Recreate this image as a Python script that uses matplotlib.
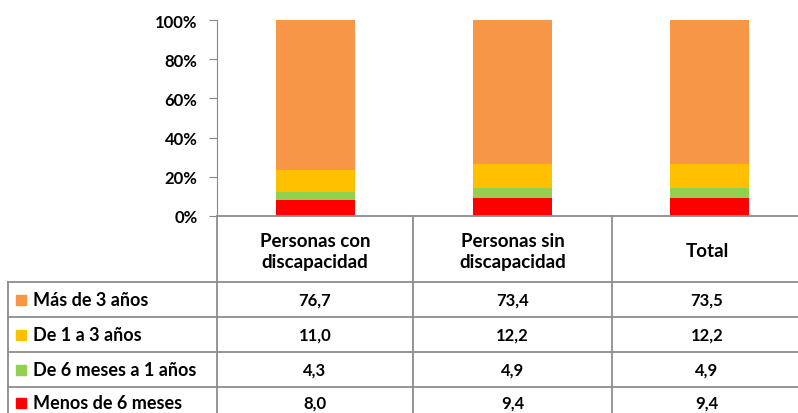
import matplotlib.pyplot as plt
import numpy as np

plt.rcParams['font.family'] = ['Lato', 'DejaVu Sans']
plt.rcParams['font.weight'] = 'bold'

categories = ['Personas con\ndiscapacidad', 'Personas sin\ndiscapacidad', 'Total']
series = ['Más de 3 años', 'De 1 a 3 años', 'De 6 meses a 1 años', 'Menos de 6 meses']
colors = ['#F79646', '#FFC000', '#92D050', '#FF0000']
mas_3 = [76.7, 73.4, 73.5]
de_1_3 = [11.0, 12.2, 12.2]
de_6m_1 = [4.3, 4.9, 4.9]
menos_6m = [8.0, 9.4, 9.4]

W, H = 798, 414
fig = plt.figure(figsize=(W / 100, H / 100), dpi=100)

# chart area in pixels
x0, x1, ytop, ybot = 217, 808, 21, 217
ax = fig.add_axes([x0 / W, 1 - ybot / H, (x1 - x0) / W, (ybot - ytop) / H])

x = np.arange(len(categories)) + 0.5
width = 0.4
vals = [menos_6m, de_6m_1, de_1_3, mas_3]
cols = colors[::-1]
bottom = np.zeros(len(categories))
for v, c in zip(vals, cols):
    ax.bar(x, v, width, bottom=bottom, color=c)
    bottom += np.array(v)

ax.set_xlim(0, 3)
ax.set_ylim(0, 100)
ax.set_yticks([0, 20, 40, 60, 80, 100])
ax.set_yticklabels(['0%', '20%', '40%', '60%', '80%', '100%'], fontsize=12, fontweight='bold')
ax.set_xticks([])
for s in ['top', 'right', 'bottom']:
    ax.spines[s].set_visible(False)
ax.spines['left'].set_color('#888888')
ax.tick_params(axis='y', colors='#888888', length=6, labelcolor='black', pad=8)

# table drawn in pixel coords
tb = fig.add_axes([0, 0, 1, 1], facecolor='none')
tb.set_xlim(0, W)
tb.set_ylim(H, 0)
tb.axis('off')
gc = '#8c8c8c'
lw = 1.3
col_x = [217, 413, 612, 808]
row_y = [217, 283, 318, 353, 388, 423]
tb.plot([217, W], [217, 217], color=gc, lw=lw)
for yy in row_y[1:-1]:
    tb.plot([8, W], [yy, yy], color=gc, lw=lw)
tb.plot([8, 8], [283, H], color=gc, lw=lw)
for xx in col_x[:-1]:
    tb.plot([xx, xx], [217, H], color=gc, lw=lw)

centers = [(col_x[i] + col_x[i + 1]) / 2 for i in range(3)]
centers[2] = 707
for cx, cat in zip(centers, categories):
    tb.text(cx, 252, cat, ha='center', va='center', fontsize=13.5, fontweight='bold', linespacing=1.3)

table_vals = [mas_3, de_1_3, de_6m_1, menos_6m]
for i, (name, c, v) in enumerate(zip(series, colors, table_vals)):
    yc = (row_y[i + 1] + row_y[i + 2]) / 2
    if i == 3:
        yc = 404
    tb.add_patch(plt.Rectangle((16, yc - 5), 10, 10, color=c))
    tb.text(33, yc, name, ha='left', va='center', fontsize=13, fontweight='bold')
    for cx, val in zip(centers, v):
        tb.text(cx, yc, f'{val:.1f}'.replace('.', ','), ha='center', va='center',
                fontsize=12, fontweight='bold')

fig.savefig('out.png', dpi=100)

++++++++

Written task = Reproduce each line exactly as it appears, omitting the pictures.

Written answer =
Recreate this image as a Python script that uses matplotlib.
import matplotlib.pyplot as plt
import numpy as np

plt.rcParams['font.family'] = ['Lato', 'DejaVu Sans']
plt.rcParams['font.weight'] = 'bold'

categories = ['Personas con\ndiscapacidad', 'Personas sin\ndiscapacidad', 'Total']
series = ['Más de 3 años', 'De 1 a 3 años', 'De 6 meses a 1 años', 'Menos de 6 meses']
colors = ['#F79646', '#FFC000', '#92D050', '#FF0000']
mas_3 = [76.7, 73.4, 73.5]
de_1_3 = [11.0, 12.2, 12.2]
de_6m_1 = [4.3, 4.9, 4.9]
menos_6m = [8.0, 9.4, 9.4]

W, H = 798, 414
fig = plt.figure(figsize=(W / 100, H / 100), dpi=100)

# chart area in pixels
x0, x1, ytop, ybot = 217, 808, 21, 217
ax = fig.add_axes([x0 / W, 1 - ybot / H, (x1 - x0) / W, (ybot - ytop) / H])

x = np.arange(len(categories)) + 0.5
width = 0.4
vals = [menos_6m, de_6m_1, de_1_3, mas_3]
cols = colors[::-1]
bottom = np.zeros(len(categories))
for v, c in zip(vals, cols):
    ax.bar(x, v, width, bottom=bottom, color=c)
    bottom += np.array(v)

ax.set_xlim(0, 3)
ax.set_ylim(0, 100)
ax.set_yticks([0, 20, 40, 60, 80, 100])
ax.set_yticklabels(['0%', '20%', '40%', '60%', '80%', '100%'], fontsize=12, fontweight='bold')
ax.set_xticks([])
for s in ['top', 'right', 'bottom']:
    ax.spines[s].set_visible(False)
ax.spines['left'].set_color('#888888')
ax.tick_params(axis='y', colors='#888888', length=6, labelcolor='black', pad=8)

# table drawn in pixel coords
tb = fig.add_axes([0, 0, 1, 1], facecolor='none')
tb.set_xlim(0, W)
tb.set_ylim(H, 0)
tb.axis('off')
gc = '#8c8c8c'
lw = 1.3
col_x = [217, 413, 612, 808]
row_y = [217, 283, 318, 353, 388, 423]
tb.plot([217, W], [217, 217], color=gc, lw=lw)
for yy in row_y[1:-1]:
    tb.plot([8, W], [yy, yy], color=gc, lw=lw)
tb.plot([8, 8], [283, H], color=gc, lw=lw)
for xx in col_x[:-1]:
    tb.plot([xx, xx], [217, H], color=gc, lw=lw)

centers = [(col_x[i] + col_x[i + 1]) / 2 for i in range(3)]
centers[2] = 707
for cx, cat in zip(centers, categories):
    tb.text(cx, 252, cat, ha='center', va='center', fontsize=13.5, fontweight='bold', linespacing=1.3)

table_vals = [mas_3, de_1_3, de_6m_1, menos_6m]
for i, (name, c, v) in enumerate(zip(series, colors, table_vals)):
    yc = (row_y[i + 1] + row_y[i + 2]) / 2
    if i == 3:
        yc = 404
    tb.add_patch(plt.Rectangle((16, yc - 5), 10, 10, color=c))
    tb.text(33, yc, name, ha='left', va='center', fontsize=13, fontweight='bold')
    for cx, val in zip(centers, v):
        tb.text(cx, yc, f'{val:.1f}'.replace('.', ','), ha='center', va='center',
                fontsize=12, fontweight='bold')

fig.savefig('out.png', dpi=100)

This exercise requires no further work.